--- GOAL OF THE EXERCISE ---
Extract each line holding the word "this" from the entries.

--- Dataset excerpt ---
•••••
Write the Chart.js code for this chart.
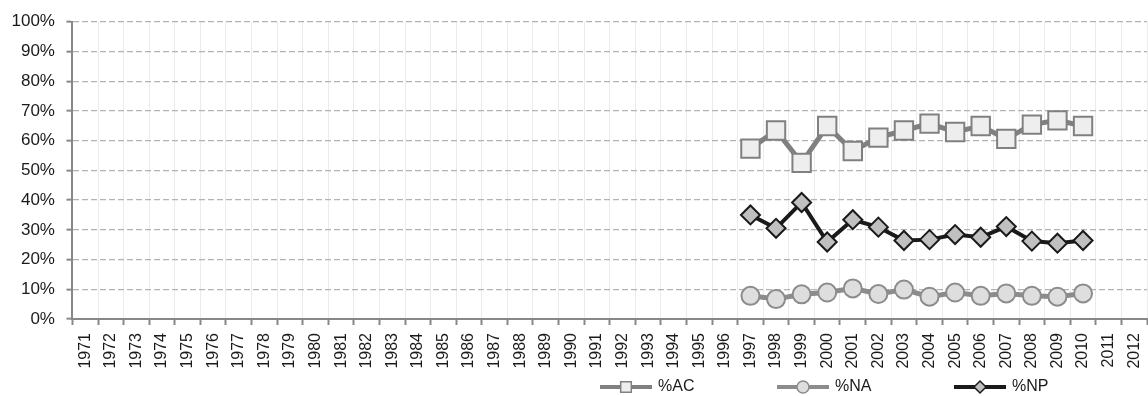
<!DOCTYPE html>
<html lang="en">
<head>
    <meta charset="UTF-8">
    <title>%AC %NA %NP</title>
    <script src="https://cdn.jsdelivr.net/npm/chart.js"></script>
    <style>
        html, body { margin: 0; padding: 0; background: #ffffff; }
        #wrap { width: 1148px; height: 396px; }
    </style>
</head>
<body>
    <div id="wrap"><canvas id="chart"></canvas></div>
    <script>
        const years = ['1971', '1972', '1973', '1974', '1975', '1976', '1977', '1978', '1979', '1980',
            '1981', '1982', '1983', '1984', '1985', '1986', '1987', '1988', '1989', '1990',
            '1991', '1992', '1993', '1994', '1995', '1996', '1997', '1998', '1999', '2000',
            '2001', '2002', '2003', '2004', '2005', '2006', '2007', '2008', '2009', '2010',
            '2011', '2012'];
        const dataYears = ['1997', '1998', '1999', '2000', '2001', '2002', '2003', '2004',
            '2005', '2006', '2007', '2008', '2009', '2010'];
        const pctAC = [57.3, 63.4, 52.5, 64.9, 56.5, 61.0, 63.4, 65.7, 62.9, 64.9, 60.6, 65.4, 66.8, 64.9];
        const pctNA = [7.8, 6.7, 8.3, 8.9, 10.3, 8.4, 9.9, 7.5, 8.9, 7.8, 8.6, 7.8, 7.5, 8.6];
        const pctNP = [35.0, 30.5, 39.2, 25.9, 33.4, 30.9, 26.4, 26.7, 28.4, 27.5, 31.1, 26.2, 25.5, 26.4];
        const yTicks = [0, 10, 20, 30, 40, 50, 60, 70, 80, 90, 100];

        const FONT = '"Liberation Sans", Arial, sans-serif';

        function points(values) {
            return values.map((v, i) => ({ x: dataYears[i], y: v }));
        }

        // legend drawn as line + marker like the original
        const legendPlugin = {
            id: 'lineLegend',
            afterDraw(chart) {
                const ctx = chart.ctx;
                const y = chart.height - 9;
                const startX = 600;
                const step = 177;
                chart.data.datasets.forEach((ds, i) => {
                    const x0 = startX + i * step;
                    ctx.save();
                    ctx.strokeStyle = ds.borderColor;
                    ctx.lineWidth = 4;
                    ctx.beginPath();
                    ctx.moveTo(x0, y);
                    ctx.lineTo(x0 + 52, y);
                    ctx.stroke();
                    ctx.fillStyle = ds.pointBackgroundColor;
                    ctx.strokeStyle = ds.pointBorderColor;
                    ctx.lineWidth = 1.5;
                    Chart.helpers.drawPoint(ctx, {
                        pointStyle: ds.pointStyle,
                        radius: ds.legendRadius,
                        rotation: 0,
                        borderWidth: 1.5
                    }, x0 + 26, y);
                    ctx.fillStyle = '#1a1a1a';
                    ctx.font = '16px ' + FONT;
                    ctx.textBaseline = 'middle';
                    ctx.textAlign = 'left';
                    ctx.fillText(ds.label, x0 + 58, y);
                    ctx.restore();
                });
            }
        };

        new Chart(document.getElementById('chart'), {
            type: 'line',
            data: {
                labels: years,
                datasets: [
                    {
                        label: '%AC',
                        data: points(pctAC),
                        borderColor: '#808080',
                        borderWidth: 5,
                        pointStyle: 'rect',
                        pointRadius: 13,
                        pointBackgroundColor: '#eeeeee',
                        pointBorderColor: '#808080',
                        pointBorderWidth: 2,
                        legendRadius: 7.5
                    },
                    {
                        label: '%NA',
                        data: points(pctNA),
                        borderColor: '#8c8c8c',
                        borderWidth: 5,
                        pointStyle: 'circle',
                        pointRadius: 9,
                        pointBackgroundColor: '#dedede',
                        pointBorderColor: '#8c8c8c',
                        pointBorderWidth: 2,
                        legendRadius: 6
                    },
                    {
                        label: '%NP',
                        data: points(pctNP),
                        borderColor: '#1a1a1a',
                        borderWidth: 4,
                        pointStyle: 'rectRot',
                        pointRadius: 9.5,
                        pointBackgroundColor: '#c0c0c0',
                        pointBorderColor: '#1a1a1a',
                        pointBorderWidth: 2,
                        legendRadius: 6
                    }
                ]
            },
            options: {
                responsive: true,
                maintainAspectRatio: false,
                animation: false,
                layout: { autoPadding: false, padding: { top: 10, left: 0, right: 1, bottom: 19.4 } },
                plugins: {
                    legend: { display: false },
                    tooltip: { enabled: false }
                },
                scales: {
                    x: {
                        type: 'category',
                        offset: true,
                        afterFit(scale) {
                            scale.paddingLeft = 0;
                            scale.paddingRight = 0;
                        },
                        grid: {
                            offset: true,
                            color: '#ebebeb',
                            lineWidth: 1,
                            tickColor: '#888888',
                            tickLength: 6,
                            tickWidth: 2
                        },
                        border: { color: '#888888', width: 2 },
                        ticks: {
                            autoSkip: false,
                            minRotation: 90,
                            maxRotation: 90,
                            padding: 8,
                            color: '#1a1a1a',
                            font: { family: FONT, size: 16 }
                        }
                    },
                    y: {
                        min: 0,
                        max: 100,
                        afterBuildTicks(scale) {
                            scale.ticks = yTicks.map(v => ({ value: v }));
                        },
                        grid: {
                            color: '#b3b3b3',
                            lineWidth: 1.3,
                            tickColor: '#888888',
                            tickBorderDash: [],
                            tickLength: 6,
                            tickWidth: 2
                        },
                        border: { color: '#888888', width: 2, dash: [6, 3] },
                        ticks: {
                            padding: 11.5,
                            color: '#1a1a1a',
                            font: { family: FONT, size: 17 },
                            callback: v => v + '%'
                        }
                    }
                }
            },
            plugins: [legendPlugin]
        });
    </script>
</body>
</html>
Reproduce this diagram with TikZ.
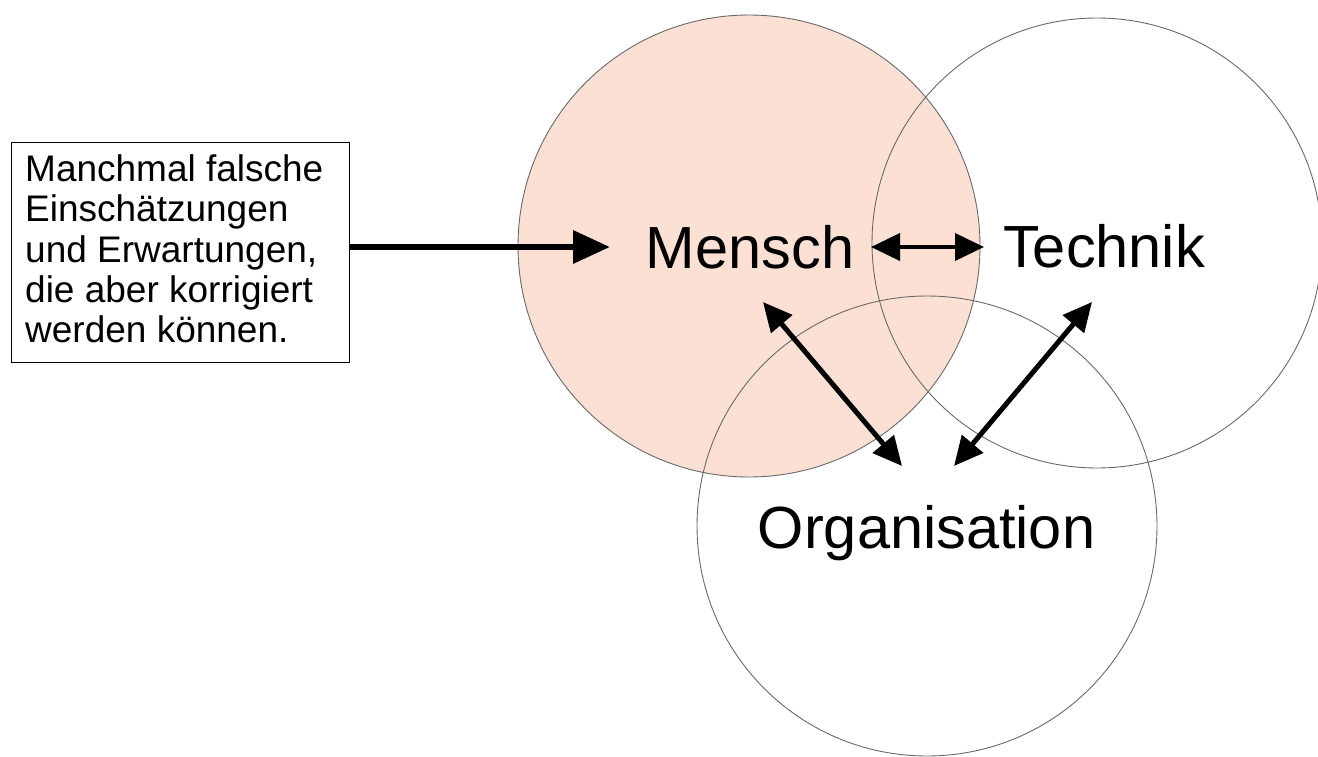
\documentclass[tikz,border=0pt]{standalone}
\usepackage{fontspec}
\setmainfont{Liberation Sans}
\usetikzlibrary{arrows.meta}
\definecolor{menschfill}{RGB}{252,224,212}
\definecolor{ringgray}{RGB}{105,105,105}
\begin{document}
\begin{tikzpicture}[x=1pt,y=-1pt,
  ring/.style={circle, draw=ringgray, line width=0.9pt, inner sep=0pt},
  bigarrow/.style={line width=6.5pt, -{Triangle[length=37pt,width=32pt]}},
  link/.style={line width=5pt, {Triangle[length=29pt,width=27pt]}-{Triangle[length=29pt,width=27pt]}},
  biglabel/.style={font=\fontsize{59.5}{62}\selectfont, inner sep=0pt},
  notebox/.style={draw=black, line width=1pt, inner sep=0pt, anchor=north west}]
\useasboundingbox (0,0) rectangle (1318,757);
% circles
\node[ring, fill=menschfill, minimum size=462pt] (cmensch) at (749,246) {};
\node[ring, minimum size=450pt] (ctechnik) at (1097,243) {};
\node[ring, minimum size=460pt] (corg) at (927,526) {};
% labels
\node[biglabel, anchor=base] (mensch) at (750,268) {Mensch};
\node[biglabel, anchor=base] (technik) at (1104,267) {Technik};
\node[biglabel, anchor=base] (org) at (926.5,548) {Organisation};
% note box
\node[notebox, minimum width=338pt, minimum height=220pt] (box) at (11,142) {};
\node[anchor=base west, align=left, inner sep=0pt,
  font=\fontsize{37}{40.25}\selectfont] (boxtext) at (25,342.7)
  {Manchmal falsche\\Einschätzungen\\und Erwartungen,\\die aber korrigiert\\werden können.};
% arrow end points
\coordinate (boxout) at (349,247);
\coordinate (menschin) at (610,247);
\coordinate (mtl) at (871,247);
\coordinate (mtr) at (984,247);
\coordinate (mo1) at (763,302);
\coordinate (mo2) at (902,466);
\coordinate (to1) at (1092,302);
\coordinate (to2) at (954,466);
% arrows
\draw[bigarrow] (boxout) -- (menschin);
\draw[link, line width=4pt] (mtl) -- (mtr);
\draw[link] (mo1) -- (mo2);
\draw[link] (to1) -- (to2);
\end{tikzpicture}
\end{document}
•••••
--- WRITTEN ANSWER ---
Write the Chart.js code for this chart.
Reproduce this diagram with TikZ.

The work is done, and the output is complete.